Eaton working hard to regain last year's swing

Leadoff hitter collects four hits Monday

Eaton working hard to regain last year's swing

MILWAUKEE -- Adam Eaton is doing everything possible to try to end his season-opening slump, with part of that plan involving watching video of last year's swing with White Sox hitting coach Todd Steverson.

It seems to be working based on Eaton's sixth career four-hit effort in Monday's 10-7 White Sox loss to the Brewers at Miller Park. His average jumped to .225, and he picked up his first two RBIs of the season after 101 at-bats, including a game-tying single off of Jonathan Broxton in the eighth.

"That's the plan," Eaton said before the club's seventh straight road loss. "I don't know how I fell asleep Christmas night and all of a sudden I lost the ability to stay behind the ball and hit the ball in front. But it's kind of a crazy thing called baseball, and sometimes rhyme or reason, it doesn't add up.

"We'll add a little more workload on the swing and hopefully we can get back to it. I will say this, looking at film, it's night and day between my swing now and what it was early last year. Just getting back to that and staying consistent and building it up."

Eaton entered Monday's action with a .175 average with three walks leading off an inning this season, compared to a .298 mark in that category during 2014. He had the day off Sunday, coming off of a two-walk effort in a White Sox victory during the nightcap of Saturday's doubleheader against the Reds.

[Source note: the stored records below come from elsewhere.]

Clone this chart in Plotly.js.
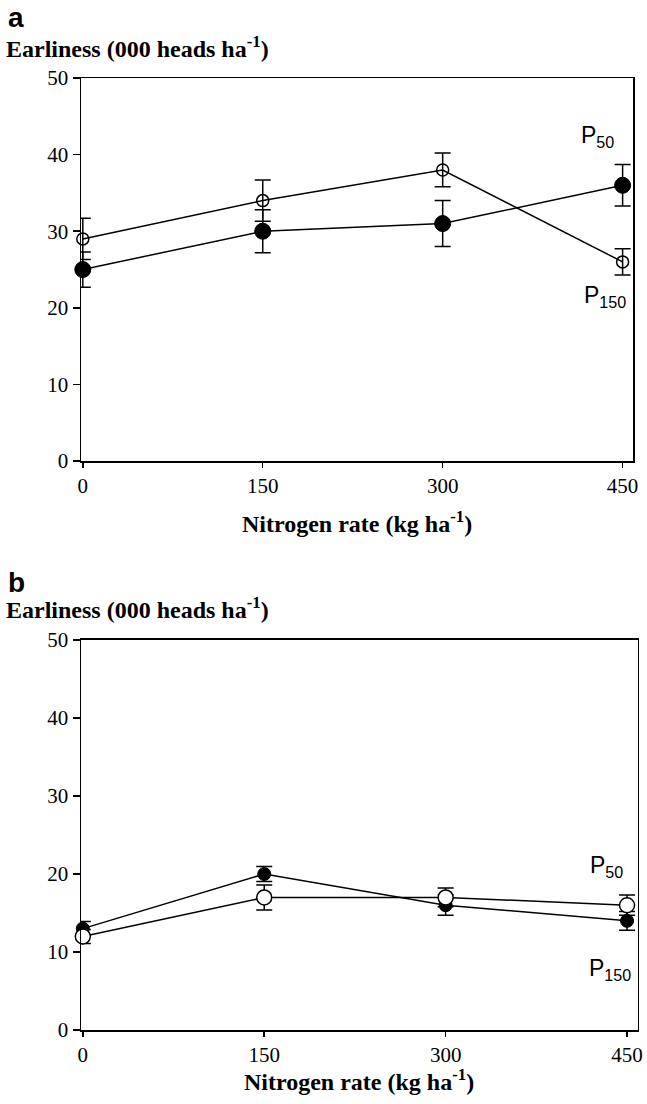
<!DOCTYPE html>
<html>
<head>
<meta charset="utf-8">
<script src="https://cdn.plot.ly/plotly-3.0.1.min.js"></script>
<style>html,body{margin:0;padding:0;background:#fff;}#chart{width:647px;height:1104px;}</style>
</head>
<body>
<div id="chart"></div>
<script>
// Nitrogen rate (kg ha-1)
const nitrogen = [0, 150, 300, 450];
const xTicks = [0, 150, 300, 450];
const yTicks = [0, 10, 20, 30, 40, 50];

// Panel a
const aP50 = [25, 30, 31, 36];
const aP50err = [2.3, 2.8, 3.0, 2.7];
const aP150 = [29, 34, 38, 26];
const aP150err = [2.7, 2.7, 2.2, 1.7];

// Panel b
const bP50 = [13, 20, 16, 14];
const bP50err = [0.9, 0.95, 1.3, 1.2];
const bP150 = [12, 17, 17, 16];
const bP150err = [0.9, 1.6, 1.2, 1.3];

const serif = "Liberation Serif, Times New Roman, serif";
const sans = "Liberation Sans, Arial, sans-serif";

function series(x, y, err, xa, ya, marker) {
  return {
    x: x, y: y, xaxis: xa, yaxis: ya, type: 'scatter', mode: 'lines+markers',
    line: {color: '#000', width: 1.5},
    marker: marker,
    error_y: {type: 'data', array: err, visible: true, color: '#000', thickness: 1.5, width: 8},
    showlegend: false, hoverinfo: 'skip', cliponaxis: false
  };
}

const data = [
  series(nitrogen, aP150, aP150err, 'x', 'y', {symbol: 'circle-open', size: 12, color: '#000', line: {color: '#000', width: 1.5}}),
  series(nitrogen, aP50, aP50err, 'x', 'y', {symbol: 'circle', size: 16, color: '#000', line: {color: '#000', width: 1}}),
  series(nitrogen, bP50, bP50err, 'x2', 'y2', {symbol: 'circle', size: 13, color: '#000', line: {color: '#000', width: 1}}),
  series(nitrogen, bP150, bP150err, 'x2', 'y2', {symbol: 'circle', size: 15, color: '#fff', line: {color: '#000', width: 1.5}})
];

function xaxis(domain, range, anchor) {
  return {
    domain: domain, range: range, anchor: anchor,
    tickvals: xTicks, ticktext: xTicks.map(String),
    ticks: 'outside', ticklen: 5, tickwidth: 1.5, tickcolor: '#000',
    showline: true, linecolor: '#000', linewidth: 1.5, mirror: true,
    showgrid: false, zeroline: false,
    tickfont: {family: serif, size: 21, color: '#000'},
    fixedrange: true
  };
}
function yaxis(domain, anchor) {
  return {
    domain: domain, range: [0, 50], anchor: anchor,
    tickvals: yTicks, ticktext: yTicks.map(String),
    ticks: 'outside', ticklen: 7, tickwidth: 1.5, tickcolor: '#000',
    showline: true, linecolor: '#000', linewidth: 1.5, mirror: true,
    showgrid: false, zeroline: false,
    tickfont: {family: serif, size: 21, color: '#000'},
    fixedrange: true
  };
}

const ann = [];
function lbl(text, x, y, size, font, weight, xanchor) {
  ann.push({text: text, x: x, y: y, xref: 'paper', yref: 'paper', showarrow: false,
    xanchor: xanchor || 'center', yanchor: 'middle',
    font: {family: font, size: size, color: '#000', weight: weight || 'normal'}});
}
const yTitle = 'Earliness (000 heads ha<sup>-1</sup>)';
const xTitle = 'Nitrogen rate (kg ha<sup>-1</sup>)';
lbl('a', 0.010, 0.984, 28, sans, 'bold', 'left');
lbl(yTitle, 0.006, 0.957, 24, serif, 'bold', 'left');
lbl(xTitle, 0.552, 0.527, 24, serif, 'bold');
lbl('b', 0.010, 0.472, 28, sans, 'bold', 'left');
lbl(yTitle, 0.006, 0.449, 24, serif, 'bold', 'left');
lbl(xTitle, 0.555, 0.022, 24, serif, 'bold');
lbl('P<sub>50</sub>', 0.923, 0.876, 23, sans);
lbl('P<sub>150</sub>', 0.935, 0.731, 23, sans);
lbl('P<sub>50</sub>', 0.937, 0.215, 23, sans);
lbl('P<sub>150</sub>', 0.943, 0.122, 23, sans);

const layout = {
  width: 647, height: 1104,
  margin: {l: 0, r: 0, t: 0, b: 0},
  paper_bgcolor: '#fff', plot_bgcolor: '#fff',
  showlegend: false,
  xaxis: xaxis([0.1252, 0.979], [-1.5, 459], 'y'),
  yaxis: yaxis([0.5824, 0.9293], 'x'),
  xaxis2: xaxis([0.1252, 0.986], [-1.5, 459], 'y2'),
  yaxis2: yaxis([0.067, 0.4203], 'x2'),
  annotations: ann
};

Plotly.newPlot('chart', data, layout, {displayModeBar: false, staticPlot: true});
</script>
</body>
</html>
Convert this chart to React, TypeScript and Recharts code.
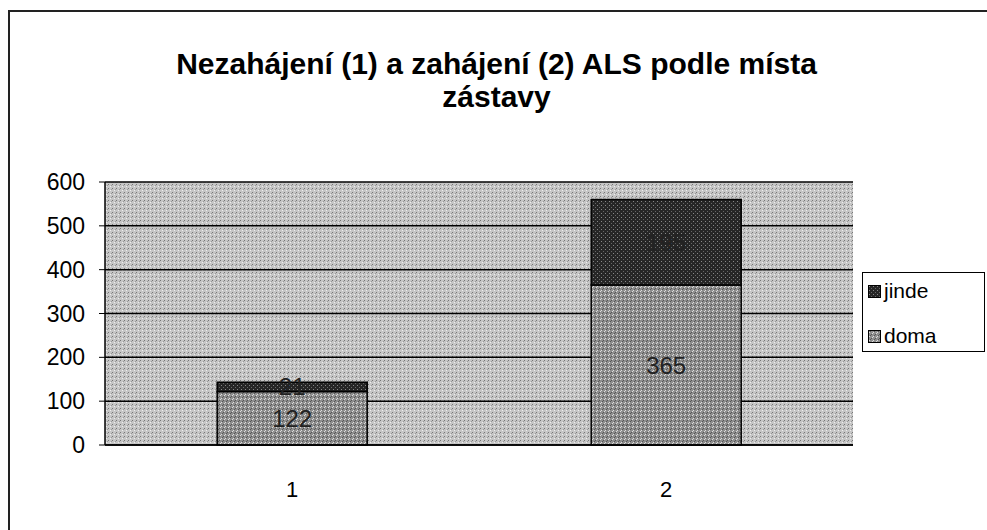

"As long as I'm getting on base, it's always the plan," Eaton said. "Getting on base is important for me any way, shape or form. So if I'm not hitting, drawing walks and trying to put pressure on the defense and score runs is always important.

"[Manager Robin Ventura] gave me a day off yesterday, and he knows best. I watched the game and tried to learn from the other guys, who played well. It was good to see."